_RECORDED DATA_:
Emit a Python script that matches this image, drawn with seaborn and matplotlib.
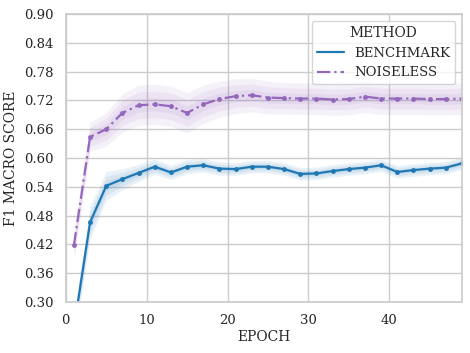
"""
F1 macro score per epoch: BENCHMARK vs NOISELESS, with shaded spread bands.
"""
import numpy as np
import pandas as pd
import matplotlib
matplotlib.use("Agg")
import matplotlib.pyplot as plt
from matplotlib.lines import Line2D
import seaborn as sns

sns.set_theme(style="whitegrid")
plt.rcParams['font.family'] = ['DejaVu Serif']

# ── data ────────────────────────────────────────────────────
epochs = list(range(1, 50, 2))

benchmark = [0.245, 0.466, 0.542, 0.556, 0.569, 0.582, 0.570, 0.582, 0.585, 0.578,
             0.577, 0.582, 0.582, 0.577, 0.567, 0.568, 0.573, 0.577, 0.580, 0.585,
             0.571, 0.575, 0.578, 0.580, 0.589]
noiseless = [0.418, 0.644, 0.660, 0.694, 0.710, 0.712, 0.708, 0.694, 0.712, 0.723,
             0.729, 0.731, 0.726, 0.725, 0.724, 0.724, 0.722, 0.723, 0.728, 0.724,
             0.724, 0.724, 0.723, 0.723, 0.724]

# half-width of the outer shaded band
benchmark_spread = [0.03, 0.035, 0.03, 0.022, 0.018, 0.016, 0.015, 0.015, 0.014, 0.014,
                    0.013, 0.013, 0.013, 0.013, 0.013, 0.013, 0.013, 0.013, 0.013, 0.013,
                    0.013, 0.013, 0.013, 0.013, 0.013]
noiseless_spread = [0.03, 0.03, 0.035, 0.04, 0.042, 0.042, 0.042, 0.042, 0.04, 0.038,
                    0.036, 0.035, 0.034, 0.033, 0.033, 0.033, 0.033, 0.033, 0.033, 0.033,
                    0.033, 0.033, 0.033, 0.033, 0.033]

methods = ['BENCHMARK', 'NOISELESS']
colors = {'BENCHMARK': '#1f77b4', 'NOISELESS': '#9467bd'}
dashes = {'BENCHMARK': '', 'NOISELESS': (6, 1.8, 1, 1.8)}

df = pd.DataFrame({
    'EPOCH': epochs * 2,
    'F1': benchmark + noiseless,
    'METHOD': ['BENCHMARK'] * len(epochs) + ['NOISELESS'] * len(epochs),
})

fig = plt.figure(figsize=(4.7, 3.53), dpi=100)
ax = fig.add_axes([0.140, 0.1445, 0.843, 0.8155])

# layered spread bands
for m, vals, spr in [('BENCHMARK', benchmark, benchmark_spread),
                     ('NOISELESS', noiseless, noiseless_spread)]:
    v = np.array(vals); s = np.array(spr)
    for frac in (1.0, 0.66, 0.33):
        ax.fill_between(epochs, v - s * frac, v + s * frac,
                        color=colors[m], alpha=0.09, linewidth=0)

sns.lineplot(data=df, x='EPOCH', y='F1', hue='METHOD', style='METHOD',
             palette=colors, dashes=dashes, markers={'BENCHMARK': 'o', 'NOISELESS': 'o'},
             markersize=3.5, markeredgewidth=0, linewidth=1.6, legend=False, ax=ax)

ax.set_xlim(0, 49)
ax.set_ylim(0.30, 0.90)
ax.set_yticks(np.arange(0.30, 0.901, 0.06))
ax.set_yticklabels([f'{t:.2f}' for t in np.arange(0.30, 0.901, 0.06)])
ax.tick_params(labelsize=9.5, pad=3)
ax.set_xlabel('EPOCH', fontsize=10, labelpad=2)
ax.set_ylabel('F1 MACRO SCORE', fontsize=10, labelpad=4)

handles = [Line2D([], [], color=colors['BENCHMARK'], lw=1.6),
           Line2D([], [], color=colors['NOISELESS'], lw=1.6, dashes=dashes['NOISELESS'])]
ax.legend(handles, methods, title='METHOD', loc='upper right', fontsize=9.5,
          title_fontsize=10, frameon=True)

fig.savefig('out.png', dpi=100)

_REQUIREMENTS_: Repeat, word for word and with no pictures, only the lines running from the beginning of the data to the line that contains "color=colors[m], alpha=0.09, linewidth=0)".

_WRITTEN ANSWER_:
Emit a Python script that matches this image, drawn with seaborn and matplotlib.
"""
F1 macro score per epoch: BENCHMARK vs NOISELESS, with shaded spread bands.
"""
import numpy as np
import pandas as pd
import matplotlib
matplotlib.use("Agg")
import matplotlib.pyplot as plt
from matplotlib.lines import Line2D
import seaborn as sns

sns.set_theme(style="whitegrid")
plt.rcParams['font.family'] = ['DejaVu Serif']

# ── data ────────────────────────────────────────────────────
epochs = list(range(1, 50, 2))

benchmark = [0.245, 0.466, 0.542, 0.556, 0.569, 0.582, 0.570, 0.582, 0.585, 0.578,
             0.577, 0.582, 0.582, 0.577, 0.567, 0.568, 0.573, 0.577, 0.580, 0.585,
             0.571, 0.575, 0.578, 0.580, 0.589]
noiseless = [0.418, 0.644, 0.660, 0.694, 0.710, 0.712, 0.708, 0.694, 0.712, 0.723,
             0.729, 0.731, 0.726, 0.725, 0.724, 0.724, 0.722, 0.723, 0.728, 0.724,
             0.724, 0.724, 0.723, 0.723, 0.724]

# half-width of the outer shaded band
benchmark_spread = [0.03, 0.035, 0.03, 0.022, 0.018, 0.016, 0.015, 0.015, 0.014, 0.014,
                    0.013, 0.013, 0.013, 0.013, 0.013, 0.013, 0.013, 0.013, 0.013, 0.013,
                    0.013, 0.013, 0.013, 0.013, 0.013]
noiseless_spread = [0.03, 0.03, 0.035, 0.04, 0.042, 0.042, 0.042, 0.042, 0.04, 0.038,
                    0.036, 0.035, 0.034, 0.033, 0.033, 0.033, 0.033, 0.033, 0.033, 0.033,
                    0.033, 0.033, 0.033, 0.033, 0.033]

methods = ['BENCHMARK', 'NOISELESS']
colors = {'BENCHMARK': '#1f77b4', 'NOISELESS': '#9467bd'}
dashes = {'BENCHMARK': '', 'NOISELESS': (6, 1.8, 1, 1.8)}

df = pd.DataFrame({
    'EPOCH': epochs * 2,
    'F1': benchmark + noiseless,
    'METHOD': ['BENCHMARK'] * len(epochs) + ['NOISELESS'] * len(epochs),
})

fig = plt.figure(figsize=(4.7, 3.53), dpi=100)
ax = fig.add_axes([0.140, 0.1445, 0.843, 0.8155])

# layered spread bands
for m, vals, spr in [('BENCHMARK', benchmark, benchmark_spread),
                     ('NOISELESS', noiseless, noiseless_spread)]:
    v = np.array(vals); s = np.array(spr)
    for frac in (1.0, 0.66, 0.33):
        ax.fill_between(epochs, v - s * frac, v + s * frac,
                        color=colors[m], alpha=0.09, linewidth=0)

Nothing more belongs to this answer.